If you ever love an animal, there are three days in your life you will always remember....

The first is a day, Blessed with happiness, when you bring home your young new friend. You may have spent weeks deciding on a breed. You may have asked numerous opinions of many vets, or done long research in finding a breeder. Or, perhaps in a fleeting moment, you may have just chosen that silly looking mutt in a shelter... simple because something in its eyes reached your heart. But when you bring that chosen pet home, and watch it explore, and claim its special place in your hall or front room... and when you feel it brush against you for the first time... it instills a feeling of pure love you will carry with you through the many years to come.

The second day will occur eight or nine or ten years later. It will be a day like any other. Routine and unexceptional. But, for a surprising instant, you will look at your longtime friend and see age where you once saw youth. You will see slow deliberate steps where you once saw energy. And you will see sleep when you once saw activity. So you will begin to adjust your friend's diet... and you may add a pill or two to her food. And you may feel a growing fear deep within yourself, which bodes of a coming emptiness. And you will feel this uneasy feeling, on and off, until the third day finally arrives.

And on this day... if your friend and God have not decided for you, then you will be faced with making a decision of your own... on behalf of your lifelong friend, and with the guidance of your own deepest Spirit. But whichever way your friend eventually leaves you... you will feel as long as a single star in the dark night. If you are wise, you will let the tears flow as freely and as often as they must. And if you are typical, you will find that not many in your circle of family or friends will be able to understand your grief, or comfort you.

But if you are true to the love of the pet you cherished through the many joy filled years, you may find that a soul a bit smaller in size than your own seems to walk with you, at times, during the lonely days to come. And at moments when you least expect anything out of the ordinary to happen, you may feel something brush against your leg... very very lightly. And looking down at the place where your dear, perhaps dearest, friend used to lay... you will remember those three significant days. The memory will most likely to be painful, and leave an ache in your heart. As time passes the ache will come and go as if it has a life of its own. You will both reject it and embrace it, and it may confuse you. If you reject it, it will depress you. If you embrace it, it will deepen you. Either way, it will still be an ache.

But there will be, I assure you, a fourth day when... along with the memory of your pet... and piercing through the heaviness in your heart... there will come a realization that belongs only to you.

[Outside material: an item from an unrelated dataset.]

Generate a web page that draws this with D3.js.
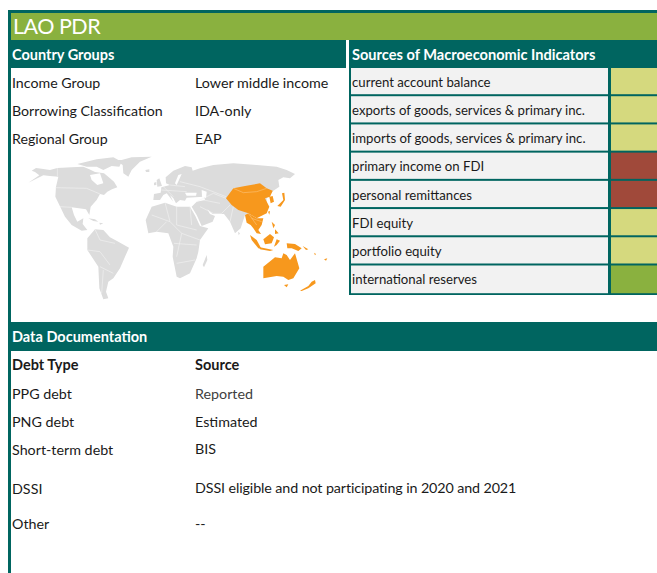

It will be as unique and strong as our relationship with each animal we have loved, and lost. This realization takes the form of a Living Love... like the heavenly scent of a rose that remains after the petals have wilted, this Love will remain and grow... and be there for us to remember. It is a Love we have earned. It is the legacy our pets leave us when they go. And it is a gift we may keep with us forever. It is a Love which is ours alone. And until we ourselves leave, perhaps to join our Beloved Pets... it is a Love we will always possess.
~Author unknown~

I thought you might like this Mr. Bragg. I have no words other than that I understand and share your pain. Just remember... "it is far better to have loved and lost... than to have never loved at all". Just think of the wonderful life you have given all of these dogs... the sheer joy of running flat out in the pure wilderness... not many dogs get to do that in their lifetimes. The fact that you have kept the Seppala line going all these years and the line has not become extinct is commendable... I am sure that Leonhard Seppala is very proud and thankful for you. I will leave you with one more of my favorite quotes... "until you been loved by an animal... a part of your soul has not been awakened".